Categorization and systematization of institutionally- procedural and politically-behavioral attributes and features of semi-presidentialism: theoretical and methodological cut.

AUTHOR:
Vitaliy Lytvyn

ABSTRACT:
The article is devoted to theoretical and methodological categorization and systematization of institutionally-procedural and politically-behavioral attributes and features of semi-presidentialism. The author identified at least two groups of causes and factors, i.e. exogenous and endogenous, that define and categorize semi-presidentialism: the actual content of a constitution, the combination of traditions and circumstances (exogenous causes and factors), the composition of parliamentary majority and the position of a president in relation to parliamentary majority (endogenous causes and factors). It was motivated that, within the same constitutional delineation, a specific semi-presidential country can be classified in practice, first of all in the cut of varying institutional rules and formal/actual powers of presidents, governmental cabinets/ prime ministers and parliaments. The researcher found out that taking into account the place and role of political institutions in inter-party competition and party hierarchy has a significant influence on this process. That is why semi-presidentialism was generalized as a system of government, which is comprehensively updated and taxonomied formally and actually. At the same time, it was recorded that semi-presidentialism uses specific hierarchical and transactional relations in the triangle “the head of state–governmental cabinet–parliament”. Their combination affects the formal and actual positioning and taxonomy of different types of heterogeneous semi-presidentialism.

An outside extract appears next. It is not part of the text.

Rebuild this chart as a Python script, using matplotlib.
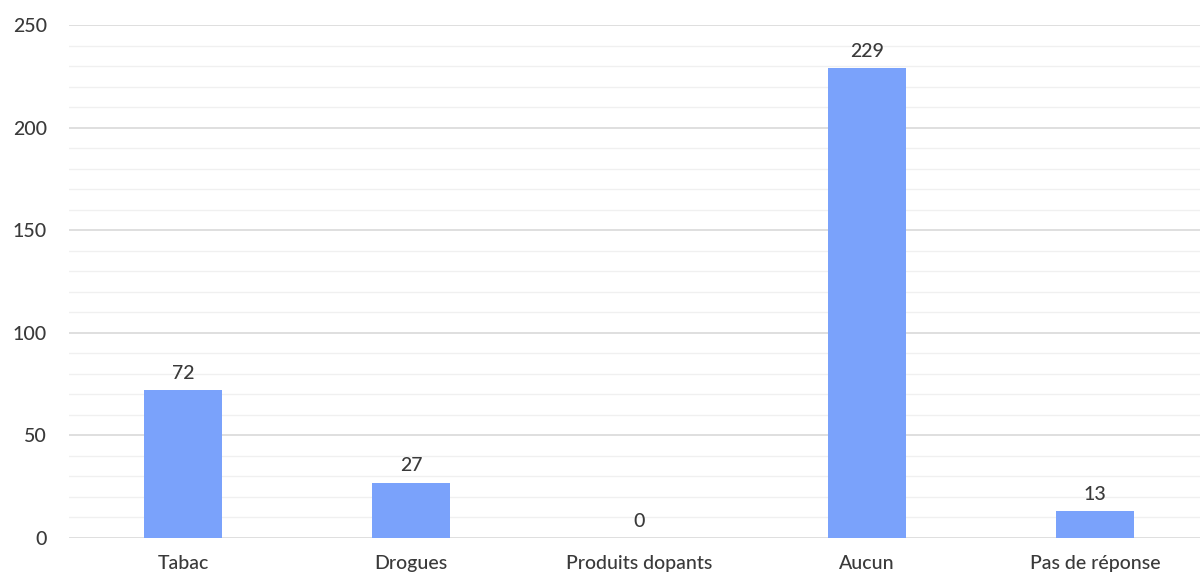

It was generalized that semi-presidentialism is definitively and permanently characterized with: a restrained and moderate model of separation of powers and appropriate system of checks and balances; popular election of a president for a fixed term; the collective responsibility of a prime minister and a cabinet to a legislature; the actual “securitization” of a president from interference in his or her activities by other institutions and branches of state power; actual (or at least formal), but multi-step and different deconcentration or dualization of the executive between a president (the head of state) and a prime minister (the head of governmental cabinet); double or dual nature of the origin and implementation of the executive, but not a double or dual nature of the responsibility of the executive.